I already figured out that the number of divisors of N is:
$Divisors\hspace{.2cm} of\hspace{.2cm} N = (a_{1} + 1) \cdot (a_{2} + 1) \cdot (a_{3} + 1) \cdot \ldots \cdot (a_{m} + 1) $
I asked my professor how to do an induction proof with only this, and he said:
"To interpret this as an induction proof, do induction on m. So, assuming that some number $N$ has m prime factors, consider a number $N'$ that has $m+1$ prime factors. Show that if N has $(a_1 + 1)\cdot(a_2+1)\cdot(a_3+1)\cdot \ldots \cdot(a_m+1)$ total factors, then $N'$ has $(a_1 + 1)\cdot(a_2+1)\cdot(a_3+1)\cdot \ldots \cdot(a_m+1)\cdot(a_{m+1} + 1)$ total factors."

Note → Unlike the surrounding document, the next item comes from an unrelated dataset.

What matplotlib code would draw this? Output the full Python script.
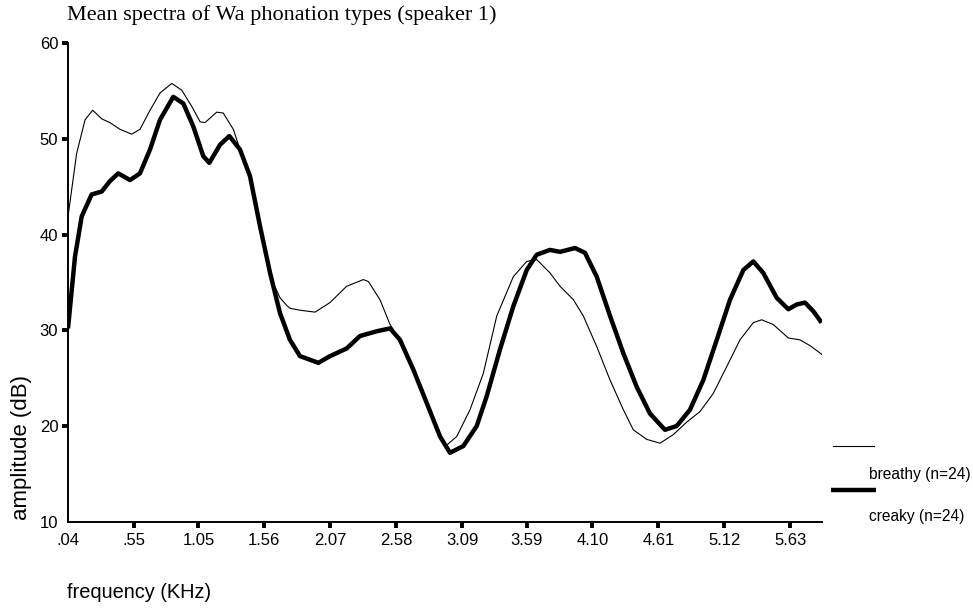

I am still struggling to understand how to do this. Of course you could say, let:
$N = p_{1}^{a_{1}}p_{2}^{a_{2}}$
and let :
$N' = p_{1}^{a_{1}}p_{2}^{a_{2}}p_{3}^{a_{3}}$
and then :
$N' = N \cdot p_{3}^{a_{3}}$
but I really don't understand how to proceed from there in order to reach any sort of conclusion.
Any help would be hugely appreciated. Thanks.